MUHAMMADIYAH.OR.ID, ARIZONA— Di kalangan warga Muhammadiyah, ada suatu kebanggaan tersendiri ketika persyarikatan ini disemati dengan gelar modernis. Istilah “modernis” ini kemudian diglorifikasi sedemikian rupa hingga sampai pada suatu level hilangnya pandangan kritis terhadap konsep ini. Perlunya meninjau secara kritis istilah “modernis” ini, memotivasi PCIM Amerika untuk menyelenggarakan bedah buku karya Wael B. Hallaq yang berjudul Reforming Modernity.
Muhamad Rofiq Muzakkir selaku pembicara mengatakan bahwa buku karya Reforming Modernity ini mencoba melihat konsep “modernity” secara kritis dari kacamata Wael B. Hallaq dan Abdurahman Taha. Wael B. Hallaq merupakan seorang sarjana hukum Islam, sejarah intelektual Islam, dan Profesor dalam bidang Humaniora di Universitas Columbia. Sementara Abdurahman Taha adalah seorang filosof Maroko yang banyak menulis buku tentang kritik terhadap modernitas salah satunya buku Ruh al-Hadatsah.
“Menurut Hallaq, satu kata untuk menggambarkan Prof Taha adalah beliau ini adalah filsuf etika dan akhlak. Jadi karya-karyanya fokus pada akhlak ditinjau dari sudut pandang filosofis. Ini bacaan yang penting sekali sebab apa yang hilang dari pendidikan kita hari ini adalah silabus mengenai akhlak. Inilah krisis utama dari zaman modern,” tutur Rofiq dalam acara bedah buku yang diselenggarakan PCIM Amerika pada Sabtu (21/08).
Rofiq menerangkan bahwa buku Reforming Modernity ini diterbitkan diterbitkan Columbia University Press pada tahun 2019. Isinya meliputi: Bab I “Rethinking the Islamic Tradition”: A Conceptual Framework; Bab II The Spirit of Modernity; Bab III Islamic Applications of Modernity’s Spirit; Bab IV Recasting Reason; Bab V Religion, Secularism, Ethics: A Concept of Critique; Bab VI Sovereignty, Ethical Management, and Trusteeship; dan Epilogue: A New Concept of the Human.
Dalam pendahuluannya tentang buku ini, Hallaq mengawali pembahasannya menerangkan tentang keterputusan epistemologi (epistemic rupture) tradisi diskursif di dunia Islam saat memasuki modernitas. Kemudian menerangkan tentang pentingnya turats sebagai jembatan epistemik untuk menghubungkan antara diskursif masa lalu dan masa depan, dan kritik terhadap progress atau berkemajuan yang bias filsafat Barat.
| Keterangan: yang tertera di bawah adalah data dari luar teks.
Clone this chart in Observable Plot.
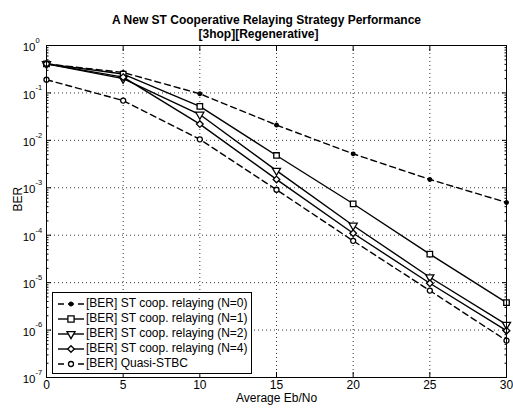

“Pada bagian kritik tentang progres atau teori kemajuan dalam buku ini ada resonansinya dengan Muhammadiyah. Kemajuan sejatinya bukan istila trivial di dalamnya ada nilai filosofisnya. Saya pernah menulis, ketika Muhammadiyah menyebut berkemajuan, apakah konten filosofisnya sama dengan konten kemajuan dalam filsafat Barat?” tanya Rofiq.
Rofiq kemudian menyarankan jika Muhammadiyah ingin menyebut dirinya berkemajuan maka harus memiliki orientasi spiritual. Jadi kemajuan tidak diukur dari hal-hal yang sifatnya material sebagaimana konsep progres dalam filsafat Barat, melainkan kemajuan yang mencakup nilai-nilai spiritual atau apa yang disebut dalam tradisi tasawuf sebagai al-shu’ud al-ruhi.
“Bagi sufi, setiap muslim bukan hanya perlu menyadari di kondisi spiritual mana ia berada, tetapi juga harus berkomitmen agar setiap harinya ia selalu mengalami peningkatan atau kemajuan ruhaniyah,” tutur kandidat doktoral Islamic Studies di Universitas Arizona ini.